Bruce Papas: Advocate of elegance
Forty years before the establishment of New Zealand Fashion Week, 'fashion promotion' meant parades and competitions. In 1961, Aucklander Bruce Papas won the era's top fashion design competition - the inaugural Golden Shears.
Papas' entry for the competition, a gown titled 'Golden Peacock', was designed during his time as head designer at Queen Street's exclusive department store, Milne & Choyce. During the 10 years he spent with the store, he produced two haute couture and two ready-to-wear collections every year. To coincide with the seasonal fashion parades, Milne & Choyce displayed the Papas collections in their windows. These became a "must-see" for the general public, which on several occasions resulted in Queen Street being closed to traffic as people blocked the road to see the displays.
New Zealand's own Balenciaga
During his career, Papas designed a number of winning outfits for New Zealand Wool Board promotions and the Melbourne Cup, the gown worn by Queen Salote of Tonga at the coronation of Queen Elizabeth II, an entire wardrobe for a Hungarian countess, and wedding, evening and couture daywear garments for Australasia's socially active and fashion conscious women.
The 'Golden Peacock' gown was bought by a Belgian concert pianist. Papas recalled that it had only been on display in the window at Milne & Choyce for 20 minutes before being snapped up.
Fashion commentators of the day regarded him as "New Zealand's own Balenciaga".
First fashion apprentice
When he was 15 years old, Papas began working for Flora MacKenzie, an established designer of that time, as the first indentured apprentice in the fashion trade in New Zealand.
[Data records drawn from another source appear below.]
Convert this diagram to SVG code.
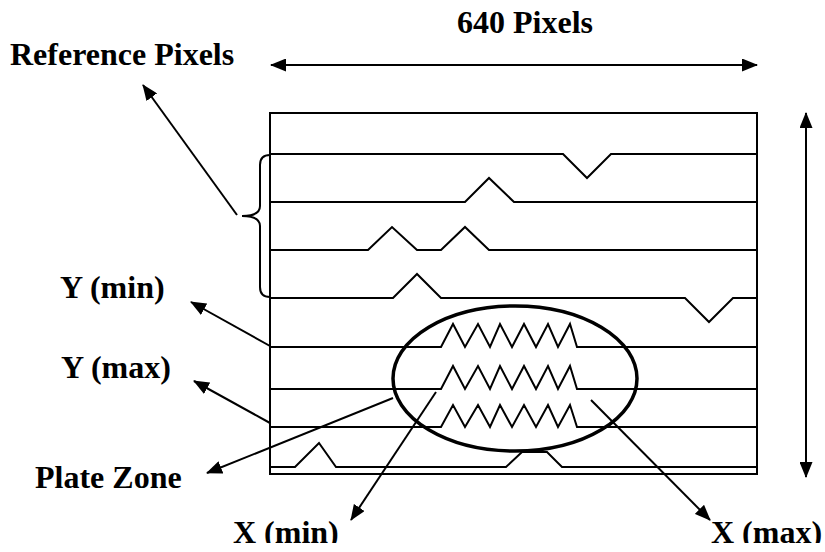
<svg xmlns="http://www.w3.org/2000/svg" width="825" height="552" viewBox="0 0 825 552">
<style>
.ln{fill:none;stroke:#000;stroke-width:2;stroke-linejoin:miter}
.ar{fill:none;stroke:#000;stroke-width:2;marker-end:url(#ah)}
.lbl{font-family:"Liberation Serif","Times New Roman",serif;font-weight:bold;font-size:32px;fill:#000}
</style>
<defs>
<marker id="ah" viewBox="0 0 16 13" refX="15" refY="6.5" markerWidth="16" markerHeight="13" markerUnits="userSpaceOnUse" orient="auto-start-reverse">
<path d="M0,0 L16,6.5 L0,13 z" fill="#000"/>
</marker>
<clipPath id="cut"><rect x="0" y="0" width="825" height="543"/></clipPath>
</defs>
<rect width="825" height="552" fill="#fff"/>
<g id="frame">
<rect class="ln" x="270" y="113" width="487" height="361"/>
<polyline class="ln" points="270,154 563,154 587,178 611,154 757,154"/>
<polyline class="ln" points="270,202 465,202 489,178 514,202 757,202"/>
<polyline class="ln" points="270,250 368,250 392,227 417,250 441,250 465,227 489,250 757,250"/>
<polyline class="ln" points="270,298 393,298 417,274 441,298 685,298 709,322 733,298 757,298"/>
<polyline class="ln" points="270,347 441,347 453,324 465,347 478,324 490,347 500,324 512,347 524,324 536,347 548,324 558,347 570,324 577,347 757,347"/>
<polyline class="ln" points="270,389 441,389 453,366 465,389 478,366 490,389 500,366 512,389 524,366 536,389 548,366 558,389 570,366 577,389 757,389"/>
<polyline class="ln" points="270,427 441,427 453,405 465,427 478,405 490,427 500,405 512,427 524,405 536,427 548,405 558,427 570,405 577,427 757,427"/>
<polyline class="ln" points="270,467 295,467 319,443 336,467 506,467 522,452 547,452 562,467 757,467"/>
</g>
<g id="brace">
<path class="ln" d="M270,155 Q260,155 260,165 L260,206 Q260,216 242,216 Q260,216 260,226 L260,287 Q260,297 270,297"/>
</g>
<g id="plate-zone">
<ellipse cx="515" cy="378.5" rx="122" ry="72.5" fill="none" stroke="#000" stroke-width="3.5"/>
</g>
<g id="connectors">
<line class="ar" x1="271" y1="65" x2="757" y2="65" style="marker-start:url(#ah)"/>
<line class="ar" x1="806" y1="113" x2="806" y2="477" style="marker-start:url(#ah)"/>
<line class="ar" x1="237" y1="215" x2="143" y2="85"/>
<line class="ar" x1="270" y1="346" x2="191" y2="302"/>
<line class="ar" x1="270" y1="423" x2="194" y2="381"/>
<line class="ar" x1="393" y1="398" x2="207" y2="473"/>
<line class="ar" x1="436" y1="392" x2="351" y2="520"/>
<line class="ar" x1="591" y1="400" x2="710" y2="520"/>
</g>
<g id="label-width"><text class="lbl" x="457" y="33">640 Pixels</text></g>
<g id="label-reference"><text class="lbl" x="10" y="65">Reference Pixels</text></g>
<g id="label-ymin"><text class="lbl" x="60" y="298">Y (min)</text></g>
<g id="label-ymax"><text class="lbl" x="61" y="378">Y (max)</text></g>
<g id="label-plate"><text class="lbl" x="35" y="488">Plate Zone</text></g>
<g id="label-xmin" clip-path="url(#cut)"><text class="lbl" x="233" y="543">X (min)</text></g>
<g id="label-xmax" clip-path="url(#cut)"><text class="lbl" x="711" y="543">X (max)</text></g>
</svg>
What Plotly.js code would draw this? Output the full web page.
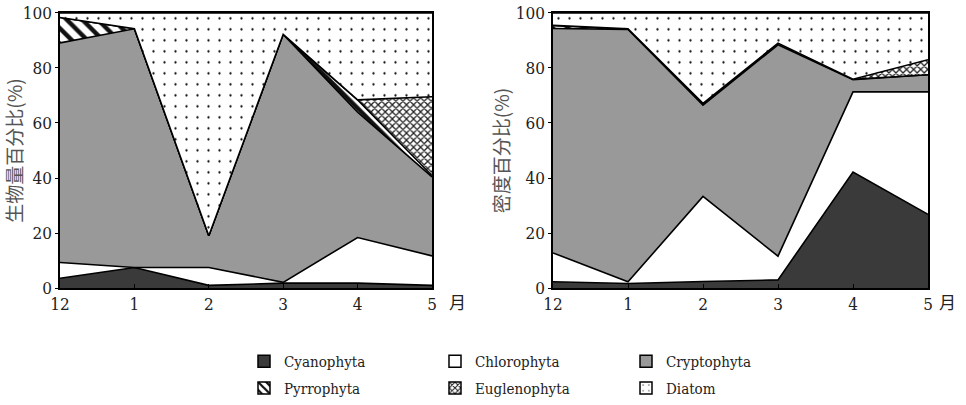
<!DOCTYPE html>
<html><head><meta charset="utf-8">
<script src="https://cdn.plot.ly/plotly-3.0.1.min.js"></script>
<style>html,body{margin:0;padding:0;background:#fff}#chart{width:966px;height:405px}</style>
</head><body><div id="chart"></div>
<script>
// ---- data ----
const months = ["12", "1", "2", "3", "4", "5"];
const monthPos = [0, 1, 2, 3, 4, 5];
const groups = ["Cyanophyta", "Chlorophyta", "Cryptophyta", "Pyrrophyta", "Euglenophyta", "Diatom"];

// biomass percentage (%), left panel
const biomassCyanophyta   = [3.6, 7.5, 1.0, 1.8, 1.8, 1.0];
const biomassChlorophyta  = [5.7, 0.0, 6.5, 0.3, 16.6, 10.7];
const biomassCryptophyta  = [79.8, 86.7, 11.5, 90.1, 45.5, 28.7];
const biomassPyrrophyta   = [9.2, 0.0, 0.0, 0.0, 4.5, 0.5];
const biomassEuglenophyta = [0.0, 0.0, 0.0, 0.0, 0.0, 28.6];
const biomassDiatom       = [1.7, 5.8, 81.0, 7.8, 31.6, 30.5];

// density percentage (%), right panel
const densityCyanophyta   = [2.3, 1.7, 2.4, 3.0, 42.2, 26.8];
const densityChlorophyta  = [10.5, 0.6, 30.9, 8.6, 29.1, 44.5];
const densityCryptophyta  = [81.5, 91.7, 33.2, 76.8, 4.4, 6.2];
const densityPyrrophyta   = [1.0, 0.2, 0.6, 0.6, 0.2, 0.0];
const densityEuglenophyta = [0.2, 0.0, 0.0, 0.0, 0.0, 5.5];
const densityDiatom       = [4.5, 5.8, 32.9, 11.0, 24.1, 17.0];

const yTickVals = [0, 20, 40, 60, 80, 100];
const yTitleLeft = "生物量百分比(%)";
const yTitleRight = "密度百分比(%)";
const monthUnit = "月";

// ---- styles ----
const serif = "DejaVu Serif Condensed, DejaVu Serif";
const cjk = "Noto Sans CJK SC";
const styles = {
  Cyanophyta:   {fill: "#3a3a3a"},
  Chlorophyta:  {fill: "#ffffff"},
  Cryptophyta:  {fill: "#999999"},
  Pyrrophyta:   {fill: "#ffffff", pattern: {shape: "\\", fgcolor: "#111", bgcolor: "#fff", size: 11, solidity: 0.4, fillmode: "replace"}},
  Euglenophyta: {fill: "#ffffff", pattern: {shape: "x", fgcolor: "#222", bgcolor: "#fff", size: 5, solidity: 0.45, fillmode: "replace"}},
  Diatom:       {fill: "#ffffff", pattern: {shape: ".", fgcolor: "#111", bgcolor: "#fff", size: 11, solidity: 0.035, fillmode: "replace"}}
};

const biomass = [biomassCyanophyta, biomassChlorophyta, biomassCryptophyta, biomassPyrrophyta, biomassEuglenophyta, biomassDiatom];
const density = [densityCyanophyta, densityChlorophyta, densityCryptophyta, densityPyrrophyta, densityEuglenophyta, densityDiatom];

const traces = [];
function addStack(values, xa, ya, grp) {
  groups.forEach((g, i) => {
    const st = styles[g];
    const t = {
      type: "scatter", mode: "lines", x: monthPos, y: values[i], name: g,
      xaxis: xa, yaxis: ya, stackgroup: grp, showlegend: false, hoverinfo: "skip",
      line: {color: "#000", width: 1.6, shape: "linear"},
      fillcolor: st.fill
    };
    if (st.pattern) t.fillpattern = st.pattern;
    traces.push(t);
  });
}
addStack(biomass, "x", "y", "left");
addStack(density, "x2", "y2", "right");

// legend swatches (bar traces on a hidden axis)
groups.forEach((g, i) => {
  const st = styles[g];
  const m = {color: st.fill, line: {color: "#000", width: 1.5}};
  if (st.pattern) m.pattern = Object.assign({}, st.pattern, {size: Math.min(st.pattern.size, 7)});
  traces.push({
    type: "bar", x: [0], y: [null], name: g, xaxis: "x3", yaxis: "y3",
    marker: m, showlegend: true, legend: i < 3 ? "legend" : "legend2", hoverinfo: "skip"
  });
});

const tickFont = {family: serif, size: 17, color: "#222"};
const xAxisBase = {
  range: [0, 5], tickvals: monthPos, ticktext: months, ticks: "inside", ticklen: 4,
  tickcolor: "#000", showline: true, linecolor: "#000", linewidth: 1.6, mirror: true,
  showgrid: false, zeroline: false, fixedrange: true, tickfont: tickFont
};
const yAxisBase = {
  range: [0, 100], tickvals: yTickVals, ticks: "outside", ticklen: 3, tickcolor: "#000",
  showline: true, linecolor: "#000", linewidth: 1.6, mirror: true, showgrid: false, zeroline: false,
  fixedrange: true, tickfont: tickFont
};

const yTop = 1 - 13 / 405, yBot = 1 - 291 / 405;
const legendBase = {orientation: "h", xanchor: "left", yanchor: "middle", traceorder: "normal",
  entrywidth: 146, entrywidthmode: "pixels", bgcolor: "rgba(0,0,0,0)",
  font: {family: serif, size: 15, color: "#222"}, itemclick: false, itemdoubleclick: false};
const layout = {
  width: 966, height: 405, margin: {l: 0, r: 0, t: 0, b: 0},
  paper_bgcolor: "#fff", plot_bgcolor: "#fff", showlegend: true,
  xaxis: Object.assign({}, xAxisBase, {domain: [60 / 966, 432 / 966], anchor: "y"}),
  yaxis: Object.assign({}, yAxisBase, {domain: [yBot, yTop], anchor: "x",
    title: {text: yTitleLeft, standoff: 1, font: {family: cjk, size: 19, color: "#555"}}}),
  xaxis2: Object.assign({}, xAxisBase, {domain: [553 / 966, 928 / 966], anchor: "y2"}),
  yaxis2: Object.assign({}, yAxisBase, {domain: [yBot, yTop], anchor: "x2",
    title: {text: yTitleRight, standoff: 1, font: {family: cjk, size: 19, color: "#555"}}}),
  xaxis3: {domain: [0, 0.001], visible: false, anchor: "y3", fixedrange: true},
  yaxis3: {domain: [0, 0.001], visible: false, anchor: "x3", fixedrange: true},
  legend: Object.assign({}, legendBase, {x: 244 / 966, y: 1 - 365 / 405}),
  legend2: Object.assign({}, legendBase, {x: 244 / 966, y: 1 - 392 / 405}),
  annotations: [
    {text: monthUnit, xref: "paper", yref: "paper", x: 457 / 966, y: 1 - 305 / 405, showarrow: false,
     xanchor: "center", yanchor: "middle", font: {family: cjk, size: 17, color: "#222"}},
    {text: monthUnit, xref: "paper", yref: "paper", x: 947 / 966, y: 1 - 305 / 405, showarrow: false,
     xanchor: "center", yanchor: "middle", font: {family: cjk, size: 17, color: "#222"}}
  ]
};

Plotly.newPlot("chart", traces, layout, {displayModeBar: false, staticPlot: true});
</script>
</body></html>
During his time at MacKenzie's boutique, Ninette Gowns, Papas studied pattern making, embroidery design, fabric draping and bespoke tailoring. MacKenzie was once quoted as saying she had not taught him anything, as was his natural talent. He was with MacKenzie for five years before starting his own salon, based in two rooms at his mother's house.
In the early 1950s, Papas was offered a position with the House of Schiaparelli in Paris. But his dream of working in a French fashion house was interrupted by his call up for National Service.
Simplicity with a difference
Papas' theory for designing clothes is simple: a woman should look beautiful at all times. "I advocate simplicity with a difference. Full emphasis is placed on the fabric, line, shape and cut," he said. "Clothes should never be ugly, but should make the wearer look and feel elegant."
In 1965, Papas left Milne & Choyce to once again establish his own salon. Located on Queen Street, it quickly became a success.
"Bruce was noted for his innovative treatment of difficult fabrics such as leather, Guipure lace, chiffon, vicuna and cashmere," said fashion historian Angela Lassig. "He also played a role in encouraging some of New Zealand's best craftspeople into the fashion world. Weavers, potters, woodworkers, silk screeners, milliners and furriers all worked specifically to his requirements."
Papas says this involvement led to his being asked to present a paper on "Handcraft in Fashion" to the University of Auckland summer school.
His minimalist sketches seen in his newspaper advertising were considered a first for New Zealand. The new style excited comment and set a standard which was to become much copied.
Papas retired from the fashion world in the early 1980s.
Dix, Kelly (2014). Bruce Papas. New Zealand Fashion Museum.